第一に、アイデンティティという観点から経営理念やその浸透の本質を捉えたことです。アイデンティティというのは、「私(たち)とは何者なのか?」という問いに対する答えです。まず、経営理念とは、企業体としてのアイデンティティにあたるべきものであると理解することができます。

もちろん、経営理念が本当に企業のアイデンティティとなるには、従業員への浸透が鍵となりますが、それについてもアイデンティティという観点から捉えることができます。すなわち、個々の従業員自身のアイデンティティに経営理念が取りこまれることではじめて、経営理念が真に浸透したことになるというのが本書の主張です。欧米で近年研究が盛んな「組織コンテクストのアイデンティティ理論」に依拠しながら、経営理念の浸透を捉える枠組みを提示しました。

第二の特徴は、従業員のアンケート調査に基づいて理念浸透の複雑さにアプローチしたことです。理念浸透がむずかしいことを指摘している著作は多数ありますが、なぜむずかしいのかについて検討を試みたものはほとんどありませんでした。多くの場合、経営者自身の姿勢次第であるという結論にとどまっています。もちろん、理念浸透には経営者のコミットメントが不可欠ですが、それがすべてではありません。本研究では、理念を体現すべき従業員が理念をどのように受け止めているのかに注目して、その解明を図りました。
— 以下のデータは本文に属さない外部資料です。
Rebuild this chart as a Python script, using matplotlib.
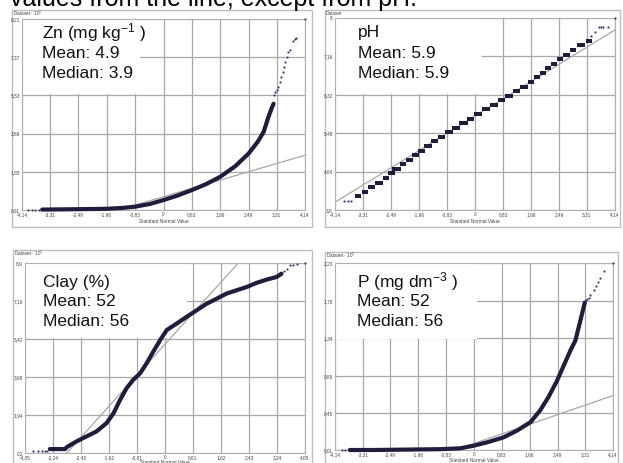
"""Normal QQ plots of four soil attributes, ArcGIS-style panels."""

import matplotlib
matplotlib.use("Agg")
import matplotlib.pyplot as plt
from matplotlib.patches import Rectangle

W, H = 623, 463

# standard normal ticks
std_ticks = [-4.14, -3.31, -2.49, -1.66, -0.83, 0, 0.83, 1.66, 2.49, 3.31, 4.14]
clay_xticks = [-4.05, -3.24, -2.43, -1.62, -0.81, 0, 0.81, 1.62, 2.43, 3.24, 4.05]

# Zn
zn_yticks = [0.01, 1.85, 3.69, 5.53, 7.37, 9.21]
zn_x = [-3.55, -3.0, -2.5, -2.0, -1.66, -1.2, -0.83, -0.4, 0.0, 0.4, 0.83, 1.25,
        1.66, 2.1, 2.49, 2.75, 2.93, 3.07, 3.15, 3.22]
zn_y = [0.03, 0.04, 0.05, 0.06, 0.07, 0.11, 0.17, 0.3, 0.49, 0.7, 0.97, 1.26,
        1.61, 2.12, 2.73, 3.28, 3.77, 4.49, 4.85, 5.13]
zn_tail_x = [-3.95, -3.85, -3.75, -3.65, 3.22, 3.26, 3.31, 3.36, 3.41, 3.45,
             3.49, 3.53, 3.56, 3.60, 3.63, 3.70, 3.78, 3.85, 3.88, 4.14]
zn_tail_y = [0.02, 0.02, 0.02, 0.03, 5.55, 5.68, 5.77, 5.95, 6.17, 6.4,
             6.65, 6.9, 7.13, 7.4, 7.61, 7.73, 8.14, 8.25, 8.3, 9.21]
zn_ref_x = [-4.14, 4.14]
zn_ref_y = [-1.35, 2.65]

# pH (discrete 0.1 steps)
ph_yticks = [3.8, 4.64, 5.48, 6.32, 7.16, 8.0]
ph_levels = [4.1, 4.2, 4.3, 4.4, 4.5, 4.6, 4.7, 4.8, 4.9, 5.0, 5.1, 5.2, 5.3, 5.4,
             5.5, 5.6, 5.7, 5.8, 5.9, 6.0, 6.1, 6.2, 6.3, 6.4, 6.5, 6.6, 6.7, 6.8,
             6.9, 7.0, 7.1, 7.2, 7.3, 7.4, 7.5]
ph_start = [-3.55, -3.34, -3.16, -2.96, -2.72, -2.58, -2.45, -2.22, -2.03, -1.86,
            -1.68, -1.50, -1.30, -1.10, -0.90, -0.68, -0.46, -0.24, -0.02, 0.22,
            0.45, 0.67, 0.90, 1.12, 1.34, 1.56, 1.74, 1.92, 2.08, 2.26, 2.42,
            2.60, 2.80, 3.02, 3.28]
ph_end = [-3.36, -3.16, -2.96, -2.72, -2.54, -2.38, -2.18, -2.03, -1.84, -1.66,
          -1.48, -1.28, -1.08, -0.88, -0.66, -0.44, -0.22, -0.02, 0.22, 0.45,
          0.67, 0.90, 1.12, 1.34, 1.56, 1.74, 1.92, 2.10, 2.26, 2.42, 2.60,
          2.80, 3.00, 3.26, 3.45]
ph_tail_x = [-3.88, -3.75, -3.68, 3.42, 3.54, 3.66, 3.72, 3.78, 3.93, 4.14]
ph_tail_y = [4.0, 4.0, 4.0, 7.6, 7.7, 7.8, 7.8, 7.8, 7.8, 8.0]
ph_ref_x = [-4.14, 4.14]
ph_ref_y = [3.97, 7.74]

# Clay
clay_yticks = [0.2, 1.94, 3.68, 5.42, 7.16, 8.9]
clay_x = [-3.33, -2.89, -2.84, -2.56, -2.27, -1.98, -1.69, -1.49, -1.30, -1.11,
          -0.92, -0.72, -0.53, -0.34, -0.14, 0.05, 0.34, 0.63, 0.92, 1.21, 1.50,
          1.78, 2.07, 2.36, 2.65, 2.94, 3.23, 3.37]
clay_y = [0.38, 0.38, 0.47, 0.73, 0.96, 1.19, 1.57, 2.02, 2.63, 3.17, 3.55, 3.85,
          4.31, 4.84, 5.37, 5.83, 6.13, 6.44, 6.74, 7.04, 7.27, 7.50, 7.65, 7.80,
          7.99, 8.14, 8.26, 8.41]
clay_tail_x = [-3.81, -3.66, -3.56, -3.47, -3.40, 3.45, 3.52, 3.62, 3.71, 3.81, 4.05]
clay_tail_y = [0.28, 0.28, 0.28, 0.28, 0.3, 8.52, 8.64, 8.79, 8.79, 8.84, 8.9]
clay_ref_x = [-2.84, 2.12]
clay_ref_y = [0.2, 8.9]

# P
p_yticks = [0.01, 0.45, 0.89, 1.34, 1.78, 2.23]
p_x = [-3.7, -3.0, -2.0, -1.0, -0.41, -0.02, 0.38, 0.88, 1.28, 1.68, 1.97, 2.22,
       2.47, 2.67, 2.87, 3.02, 3.12, 3.22, 3.30]
p_y = [0.01, 0.01, 0.015, 0.02, 0.03, 0.06, 0.10, 0.16, 0.24, 0.34, 0.48, 0.64,
       0.83, 1.01, 1.19, 1.31, 1.47, 1.63, 1.76]
p_tail_x = [-3.94, -3.84, 3.33, 3.38, 3.42, 3.46, 3.56, 3.63, 3.70, 3.76, 3.86, 4.14]
p_tail_y = [0.01, 0.01, 1.79, 1.80, 1.82, 1.85, 1.91, 1.96, 2.0, 2.05, 2.13, 2.23]
p_ref_x = [-4.14, 4.14]
p_ref_y = [-0.48, 0.656]

plt.rcParams["font.family"] = ["Liberation Sans", "DejaVu Sans"]
plt.rcParams["mathtext.default"] = "regular"

fig = plt.figure(figsize=(W / 100, H / 100), dpi=100)
DARK = "#1e1e3c"
GRID = "#a8a8a8"


def fx(px):
    return px / W


def fy(py):
    return 1 - py / H


def comma(v):
    return f"{v:g}".replace(".", ",")


def panel(frame, box, mask, xticks, yticks, dataset, xlabel_y):
    x0, y0, x1, y1 = frame
    fig.add_artist(Rectangle((fx(x0), fy(y1)), fx(x1 - x0), (y1 - y0) / H,
                             transform=fig.transFigure, facecolor="white",
                             edgecolor="#bdbdbd", lw=1.0, zorder=0))
    bx0, by0, bx1, by1 = box
    ax = fig.add_axes([fx(bx0), fy(by1), fx(bx1 - bx0), (by1 - by0) / H])
    ax.set_xlim(xticks[0], xticks[-1])
    ax.set_ylim(yticks[0], yticks[-1])
    ax.set_xticks(xticks)
    ax.set_xticklabels([comma(v) for v in xticks])
    ax.set_yticks(yticks)
    ax.set_yticklabels([comma(v) for v in yticks])
    ax.tick_params(length=0, labelsize=3.4, pad=1.5, colors="#444444")
    ax.set_axisbelow(True)
    ax.grid(color=GRID, lw=0.9)
    for spine in ax.spines.values():
        spine.set_color("#b0b0b0")
        spine.set_linewidth(0.8)
    # white area behind the annotation text
    mx0, my0, mx1, my1 = mask
    ax.add_patch(Rectangle(((mx0 - bx0) / (bx1 - bx0), (by1 - my1) / (by1 - by0)),
                           (mx1 - mx0) / (bx1 - bx0), (my1 - my0) / (by1 - by0),
                           transform=ax.transAxes, facecolor="white",
                           edgecolor="none", zorder=1))
    fig.text(fx(x0 + 1), fy(y0 + 3.5), dataset, fontsize=3.4, color="#444444",
             va="center", ha="left")
    fig.text(fx((bx0 + bx1) / 2), fy(xlabel_y), "Standard Normal Value",
             fontsize=3.4, color="#444444", ha="center", va="center")
    return ax


def label_block(x, y, lines):
    for i, line in enumerate(lines):
        fig.text(fx(x), fy(y + i * 20), line, fontsize=12.5, color="#111111",
                 ha="left", va="center")


# Zn
ax = panel((12, 10, 312, 227), (22, 19, 305, 210), (22, 19, 140, 94),
           std_ticks, zn_yticks, "Dataset · 10$^{1}$", 222)
ax.plot(zn_ref_x, zn_ref_y, color=GRID, lw=0.9, zorder=2)
ax.plot(zn_x, zn_y, color=DARK, lw=3.0, solid_capstyle="round", zorder=3,
        clip_on=False)
ax.scatter(zn_tail_x, zn_tail_y, s=2.5, color="#3c3c6e", zorder=3, clip_on=False,
           linewidths=0)
label_block(42, 33, ["Zn (mg kg$^{-1}$ )", "Mean: 4.9", "Median: 3.9"])

# pH
ax = panel((325, 10, 620, 227), (335, 18, 615, 210), (335, 18, 482, 94),
           std_ticks, ph_yticks, "Dataset", 222)
ax.plot(ph_ref_x, ph_ref_y, color=GRID, lw=0.9, zorder=2)
ax.hlines(ph_levels, ph_start, ph_end, color=DARK, lw=2.9, zorder=3)
ax.scatter(ph_tail_x, ph_tail_y, s=2.5, color="#3c3c6e", zorder=3, clip_on=False,
           linewidths=0)
label_block(358, 33, ["pH", "Mean: 5.9", "Median: 5.9"])

# Clay
ax = panel((13, 250, 312, 475), (25, 263, 305, 453), (25, 263, 187, 338),
           clay_xticks, clay_yticks, "Dataset · 10$^{1}$", 463)
ax.plot(clay_ref_x, clay_ref_y, color=GRID, lw=0.9, zorder=2)
ax.plot(clay_x, clay_y, color=DARK, lw=3.0, solid_capstyle="round", zorder=3)
ax.scatter(clay_tail_x, clay_tail_y, s=2.5, color="#3c3c6e", zorder=3,
           clip_on=False, linewidths=0)
label_block(43, 282, ["Clay (%)", "Mean: 52", "Median: 56"])

# P
ax = panel((325, 252, 618, 475), (335, 263, 613, 450), (335, 263, 477, 339),
           std_ticks, p_yticks, "Dataset · 10$^{2}$", 460)
ax.plot(p_ref_x, p_ref_y, color=GRID, lw=0.9, zorder=2)
ax.plot(p_x, p_y, color=DARK, lw=3.0, solid_capstyle="round", zorder=3,
        clip_on=False)
ax.scatter(p_tail_x, p_tail_y, s=2.5, color="#3c3c6e", zorder=3, clip_on=False,
           linewidths=0)
label_block(357, 282, ["P (mg dm$^{-3}$ )", "Mean: 52", "Median: 56"])

# slide sentence cut off at the top edge
fig.text(fx(10), fy(6), "values from the line, except from pH.", fontsize=18,
         color="black", ha="left", va="baseline")

fig.savefig("out.png", dpi=100)
plt.close(fig)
本書は学術書の体裁を取っていますが、実践的な示唆についても極力述べています。従業員が理念に対して高い共感を維持し、より深いレベルで理解を向上させていけば、理念を反映した行動を喚起し、組織の活性化にもつながるはずです。このような理解で理念浸透施策をコーディネートすればいっそう効果をあげることができると思います。

学術的に関心をお持ちの方はもちろん、実務的な関心をお持ちの方にもぜひ、本書をご覧いただければと思います。